Sukerto yang diruwat
Pada waktu Ki Dalang melafalkan kedua mantram sakti, para sukerto dengan sadar
dan penuh perhatian mendengarkan dan menghayatinya. Sehingga secara alami daya
mantram bekerja dan dengan berkah Gusti, Tuhan akan mengusir siapa saja yang
mau menjahati sukerto yang diruwat, dimanapun dan kapanpun.
Ki Dalang
memberitahu Kala bahwa setiap sukerto yang telah diruwat oleh Ki Dalang telah
menjadi anak Ki Dalang, mereka tidak boleh diganggu dan dimangsa oleh Kala.
Kala setuju.
Ki Dalang mulai menyebut nama sukerto satu per satu dengan jelas, sebagai
berikut :
Pramananing jabang bayi ( hidup sejati dari si bayi) ( lalu sebut
namanya) misalnya Utami, unting-unting, anak perempuan tunggal.
Pramananing jabang bayi Basuki, ontang-anting, anak
laki-laki tunggal.
Setalah
semua sukerto yang diruwat disebut namanya, Ki Dalang berkata kepada Kala : “
Itu tadi yang saya sebut nama-namanya adalah sukerto yang telah saya ruwat.
Meraka adalah anak-anakku. Kamu tidak boleh mengganggu mereka”.
Kala menurut, setuju.
Kala mohon diberkati
Ki Dalang Kandabuwono menetapkan Kala menjadi penghuni hutan Krendowahono.
Sebelum berangkat kesana, Kala mohon diberkati dengan Santi Puja Mantra
supaya hidupnya selamat. Ki Dalang setuju, lalu Kala dimandikan dengan
berbagai air bunga.
Kala juga meminta sesaji untuk bekal hidupnya, berupa : alat-alat pertanian,
hasil bumi, alat dapur, ternak seperti sapi, kerbau, kambing, ayam, itik dll.,
kain panjang, beberapa jenis makanan, tikar, bantal dan selimut.

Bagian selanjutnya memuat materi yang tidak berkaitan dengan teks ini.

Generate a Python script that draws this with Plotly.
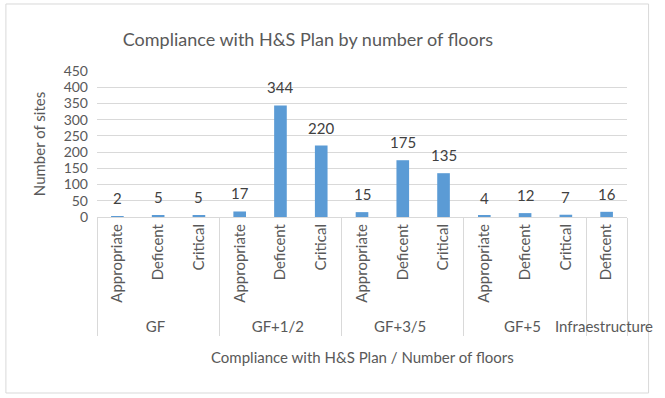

Ki Dalang memanggil Bima supaya mengusir semua anak buah Kala yang berupa
berbagai jenis mahluk halus jahat dan bekasaan untuk juga pergi kehutan. Bima
mengusir mereka semua dengan menggunakan pecut dan sapu lidi yang diikat dengan
tali perak.
Prosesi ruwat tahap akhir
Sesudah Kala dan semua anak buahnya pergi, Ki Dalang melanjutkan prosesi ruwat.
Dengan mantap dan penuh perbawa Ki Dalang berkata :
Yo aku
dalang sejati, yo aku sing menang miseso ing siro, sukerto wis lebur ilang dadi
banyu. Mung gari rahayune.
Artinya : Ya akulah dalang sejati, akulah yang berwenang mengurusi kalian.

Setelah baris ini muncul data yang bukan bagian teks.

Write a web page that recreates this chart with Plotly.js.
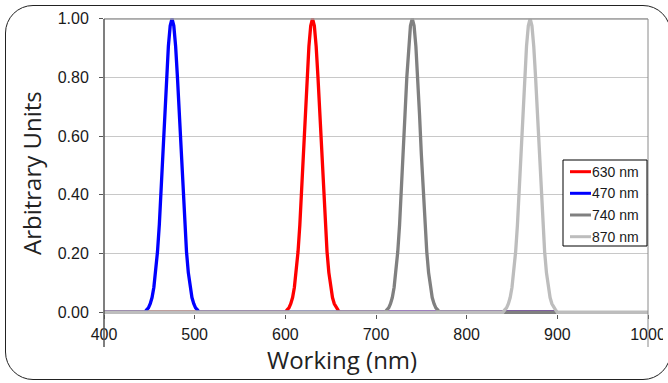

Sukerto kalian hilang, sudah menjadi air. Yang ada hanyalah keselamatan kalian.
Lalu Ki Dalang akan membuka jatidirinya sendiri dengan mengatakan :
Ya aku dalang Kandabuwono, ya aku dalang ( sebut namanya sendiri) misalnya Ki
Timbul Hadiprayitno.
Anak-anak
yang diruwat rambutnya sedikit digunting oleh Ki Dalang. Sesudah itu semua yang
sudah diruwat sowan kepada Ki Dalang untuk mohon pangestu/berkah.Beberapa
wayang kulit yang berperan sebagai sukerto diruwat juga dengan cara kakinya
dimasukkan kedalam pengaron/tempat air dan dicuci dengan air kembang, mereka
sudah lagi bukan sukerto.
Ki Dalang Kandabuwono setelah menyelesaikan tugas, berubah wujud lagi jadi
Betara Guru, demikian juga pengiring yang lain, berubah jadi Durga dan
dewa-dewa. Setelah berpamitan kepada Ki Lurah Semar, Ki Ageng, Romo dan semua
warga desa , rombongan dewa kembali lagi naik ke Swargaloka.
Ki Dalang mencopot udheng dan memakai blangkon lagi.
Mereka yang diruwat dimandi sucikan satu per satu oleh Ki Dalang.
Upacara ritual ruwatan paripurna. Semua yang diruwat mendapatkan jalan
kehidupan yang baik, terang. Dengan berkah Gusti, Tuhan, semoga selalu selamat,
sehat, sejahtera, sukses lahir batin. Semoga.